- **Prompt**
Return all of the data exactly as written, without the pictures.

- **Collected material**
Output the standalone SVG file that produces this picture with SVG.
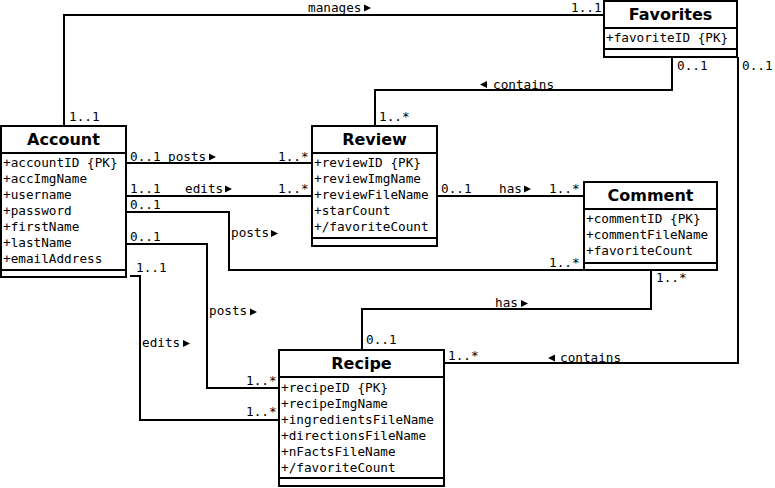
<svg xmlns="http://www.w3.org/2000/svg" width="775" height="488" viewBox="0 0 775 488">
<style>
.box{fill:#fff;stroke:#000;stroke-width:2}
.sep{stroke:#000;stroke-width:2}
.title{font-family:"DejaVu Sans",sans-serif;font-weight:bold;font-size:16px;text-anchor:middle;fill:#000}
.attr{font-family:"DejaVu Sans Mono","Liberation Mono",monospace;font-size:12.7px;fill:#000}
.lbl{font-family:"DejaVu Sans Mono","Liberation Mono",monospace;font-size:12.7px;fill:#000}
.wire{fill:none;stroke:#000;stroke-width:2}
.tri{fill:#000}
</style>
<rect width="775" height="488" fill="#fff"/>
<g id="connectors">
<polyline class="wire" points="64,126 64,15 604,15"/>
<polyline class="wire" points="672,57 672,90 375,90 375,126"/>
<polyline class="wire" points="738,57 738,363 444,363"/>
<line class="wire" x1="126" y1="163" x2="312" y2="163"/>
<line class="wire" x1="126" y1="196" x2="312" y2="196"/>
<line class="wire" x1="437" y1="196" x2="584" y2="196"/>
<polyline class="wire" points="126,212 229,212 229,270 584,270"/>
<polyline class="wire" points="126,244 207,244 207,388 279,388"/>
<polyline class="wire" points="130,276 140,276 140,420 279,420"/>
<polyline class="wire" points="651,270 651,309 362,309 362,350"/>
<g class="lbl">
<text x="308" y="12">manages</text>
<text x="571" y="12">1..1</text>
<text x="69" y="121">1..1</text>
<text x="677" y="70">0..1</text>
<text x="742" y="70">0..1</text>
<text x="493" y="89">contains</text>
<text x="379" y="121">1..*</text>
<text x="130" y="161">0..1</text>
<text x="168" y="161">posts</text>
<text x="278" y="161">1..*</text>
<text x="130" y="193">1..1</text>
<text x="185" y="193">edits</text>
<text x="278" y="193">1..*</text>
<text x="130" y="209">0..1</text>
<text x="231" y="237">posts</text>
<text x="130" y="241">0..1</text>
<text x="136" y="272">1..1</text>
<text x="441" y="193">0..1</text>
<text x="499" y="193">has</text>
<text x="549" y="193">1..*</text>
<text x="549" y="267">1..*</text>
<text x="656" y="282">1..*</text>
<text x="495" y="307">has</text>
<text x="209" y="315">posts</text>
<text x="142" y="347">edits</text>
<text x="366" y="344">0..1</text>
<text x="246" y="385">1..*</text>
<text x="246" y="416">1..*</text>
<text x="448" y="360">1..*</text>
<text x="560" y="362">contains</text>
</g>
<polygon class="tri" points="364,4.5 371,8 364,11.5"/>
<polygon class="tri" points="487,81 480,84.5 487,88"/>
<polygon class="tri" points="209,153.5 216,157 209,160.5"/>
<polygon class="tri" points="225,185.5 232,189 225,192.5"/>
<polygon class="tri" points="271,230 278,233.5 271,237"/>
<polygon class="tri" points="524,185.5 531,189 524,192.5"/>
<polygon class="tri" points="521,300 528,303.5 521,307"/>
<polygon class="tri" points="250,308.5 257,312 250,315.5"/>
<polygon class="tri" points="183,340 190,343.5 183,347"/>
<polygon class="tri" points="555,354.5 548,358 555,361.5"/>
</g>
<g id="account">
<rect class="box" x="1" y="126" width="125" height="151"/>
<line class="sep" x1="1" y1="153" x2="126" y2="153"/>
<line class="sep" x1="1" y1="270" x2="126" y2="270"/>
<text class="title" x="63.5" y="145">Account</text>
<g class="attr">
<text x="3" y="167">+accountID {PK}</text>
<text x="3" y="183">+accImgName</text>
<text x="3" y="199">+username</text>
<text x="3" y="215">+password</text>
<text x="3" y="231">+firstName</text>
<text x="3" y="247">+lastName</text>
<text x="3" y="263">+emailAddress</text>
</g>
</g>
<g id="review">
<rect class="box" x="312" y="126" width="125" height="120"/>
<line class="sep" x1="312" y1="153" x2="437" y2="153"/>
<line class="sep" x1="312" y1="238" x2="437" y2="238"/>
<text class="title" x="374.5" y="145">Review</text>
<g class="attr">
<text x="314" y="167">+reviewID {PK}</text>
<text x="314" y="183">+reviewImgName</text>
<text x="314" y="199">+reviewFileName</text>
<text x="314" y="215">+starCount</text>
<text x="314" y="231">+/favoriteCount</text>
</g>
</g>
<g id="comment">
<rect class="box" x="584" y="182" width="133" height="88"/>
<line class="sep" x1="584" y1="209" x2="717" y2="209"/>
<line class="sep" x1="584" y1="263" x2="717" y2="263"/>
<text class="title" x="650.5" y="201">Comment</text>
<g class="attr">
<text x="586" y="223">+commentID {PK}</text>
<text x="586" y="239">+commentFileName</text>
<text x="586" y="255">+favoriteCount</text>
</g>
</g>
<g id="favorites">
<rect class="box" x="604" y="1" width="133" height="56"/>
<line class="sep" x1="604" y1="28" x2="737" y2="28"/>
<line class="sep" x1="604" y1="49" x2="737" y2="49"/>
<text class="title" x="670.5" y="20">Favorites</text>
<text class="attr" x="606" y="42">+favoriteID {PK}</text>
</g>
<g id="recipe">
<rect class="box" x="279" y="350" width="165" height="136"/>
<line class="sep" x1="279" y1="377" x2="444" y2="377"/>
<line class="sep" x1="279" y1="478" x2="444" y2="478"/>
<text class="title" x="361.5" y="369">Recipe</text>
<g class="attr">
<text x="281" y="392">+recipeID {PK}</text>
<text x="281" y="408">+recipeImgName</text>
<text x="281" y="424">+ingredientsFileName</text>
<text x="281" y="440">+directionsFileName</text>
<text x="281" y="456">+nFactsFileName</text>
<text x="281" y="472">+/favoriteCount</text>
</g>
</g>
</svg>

- **Finished task**
Output the standalone SVG file that produces this picture with SVG.
<svg xmlns="http://www.w3.org/2000/svg" width="775" height="488" viewBox="0 0 775 488">
<style>
.box{fill:#fff;stroke:#000;stroke-width:2}
.sep{stroke:#000;stroke-width:2}
.title{font-family:"DejaVu Sans",sans-serif;font-weight:bold;font-size:16px;text-anchor:middle;fill:#000}
.attr{font-family:"DejaVu Sans Mono","Liberation Mono",monospace;font-size:12.7px;fill:#000}
.lbl{font-family:"DejaVu Sans Mono","Liberation Mono",monospace;font-size:12.7px;fill:#000}
.wire{fill:none;stroke:#000;stroke-width:2}
.tri{fill:#000}
</style>
<rect width="775" height="488" fill="#fff"/>
<g id="connectors">
<polyline class="wire" points="64,126 64,15 604,15"/>
<polyline class="wire" points="672,57 672,90 375,90 375,126"/>
<polyline class="wire" points="738,57 738,363 444,363"/>
<line class="wire" x1="126" y1="163" x2="312" y2="163"/>
<line class="wire" x1="126" y1="196" x2="312" y2="196"/>
<line class="wire" x1="437" y1="196" x2="584" y2="196"/>
<polyline class="wire" points="126,212 229,212 229,270 584,270"/>
<polyline class="wire" points="126,244 207,244 207,388 279,388"/>
<polyline class="wire" points="130,276 140,276 140,420 279,420"/>
<polyline class="wire" points="651,270 651,309 362,309 362,350"/>
<g class="lbl">
<text x="308" y="12">manages</text>
<text x="571" y="12">1..1</text>
<text x="69" y="121">1..1</text>
<text x="677" y="70">0..1</text>
<text x="742" y="70">0..1</text>
<text x="493" y="89">contains</text>
<text x="379" y="121">1..*</text>
<text x="130" y="161">0..1</text>
<text x="168" y="161">posts</text>
<text x="278" y="161">1..*</text>
<text x="130" y="193">1..1</text>
<text x="185" y="193">edits</text>
<text x="278" y="193">1..*</text>
<text x="130" y="209">0..1</text>
<text x="231" y="237">posts</text>
<text x="130" y="241">0..1</text>
<text x="136" y="272">1..1</text>
<text x="441" y="193">0..1</text>
<text x="499" y="193">has</text>
<text x="549" y="193">1..*</text>
<text x="549" y="267">1..*</text>
<text x="656" y="282">1..*</text>
<text x="495" y="307">has</text>
<text x="209" y="315">posts</text>
<text x="142" y="347">edits</text>
<text x="366" y="344">0..1</text>
<text x="246" y="385">1..*</text>
<text x="246" y="416">1..*</text>
<text x="448" y="360">1..*</text>
<text x="560" y="362">contains</text>
</g>
<polygon class="tri" points="364,4.5 371,8 364,11.5"/>
<polygon class="tri" points="487,81 480,84.5 487,88"/>
<polygon class="tri" points="209,153.5 216,157 209,160.5"/>
<polygon class="tri" points="225,185.5 232,189 225,192.5"/>
<polygon class="tri" points="271,230 278,233.5 271,237"/>
<polygon class="tri" points="524,185.5 531,189 524,192.5"/>
<polygon class="tri" points="521,300 528,303.5 521,307"/>
<polygon class="tri" points="250,308.5 257,312 250,315.5"/>
<polygon class="tri" points="183,340 190,343.5 183,347"/>
<polygon class="tri" points="555,354.5 548,358 555,361.5"/>
</g>
<g id="account">
<rect class="box" x="1" y="126" width="125" height="151"/>
<line class="sep" x1="1" y1="153" x2="126" y2="153"/>
<line class="sep" x1="1" y1="270" x2="126" y2="270"/>
<text class="title" x="63.5" y="145">Account</text>
<g class="attr">
<text x="3" y="167">+accountID {PK}</text>
<text x="3" y="183">+accImgName</text>
<text x="3" y="199">+username</text>
<text x="3" y="215">+password</text>
<text x="3" y="231">+firstName</text>
<text x="3" y="247">+lastName</text>
<text x="3" y="263">+emailAddress</text>
</g>
</g>
<g id="review">
<rect class="box" x="312" y="126" width="125" height="120"/>
<line class="sep" x1="312" y1="153" x2="437" y2="153"/>
<line class="sep" x1="312" y1="238" x2="437" y2="238"/>
<text class="title" x="374.5" y="145">Review</text>
<g class="attr">
<text x="314" y="167">+reviewID {PK}</text>
<text x="314" y="183">+reviewImgName</text>
<text x="314" y="199">+reviewFileName</text>
<text x="314" y="215">+starCount</text>
<text x="314" y="231">+/favoriteCount</text>
</g>
</g>
<g id="comment">
<rect class="box" x="584" y="182" width="133" height="88"/>
<line class="sep" x1="584" y1="209" x2="717" y2="209"/>
<line class="sep" x1="584" y1="263" x2="717" y2="263"/>
<text class="title" x="650.5" y="201">Comment</text>
<g class="attr">
<text x="586" y="223">+commentID {PK}</text>
<text x="586" y="239">+commentFileName</text>
<text x="586" y="255">+favoriteCount</text>
</g>
</g>
<g id="favorites">
<rect class="box" x="604" y="1" width="133" height="56"/>
<line class="sep" x1="604" y1="28" x2="737" y2="28"/>
<line class="sep" x1="604" y1="49" x2="737" y2="49"/>
<text class="title" x="670.5" y="20">Favorites</text>
<text class="attr" x="606" y="42">+favoriteID {PK}</text>
</g>
<g id="recipe">
<rect class="box" x="279" y="350" width="165" height="136"/>
<line class="sep" x1="279" y1="377" x2="444" y2="377"/>
<line class="sep" x1="279" y1="478" x2="444" y2="478"/>
<text class="title" x="361.5" y="369">Recipe</text>
<g class="attr">
<text x="281" y="392">+recipeID {PK}</text>
<text x="281" y="408">+recipeImgName</text>
<text x="281" y="424">+ingredientsFileName</text>
<text x="281" y="440">+directionsFileName</text>
<text x="281" y="456">+nFactsFileName</text>
<text x="281" y="472">+/favoriteCount</text>
</g>
</g>
</svg>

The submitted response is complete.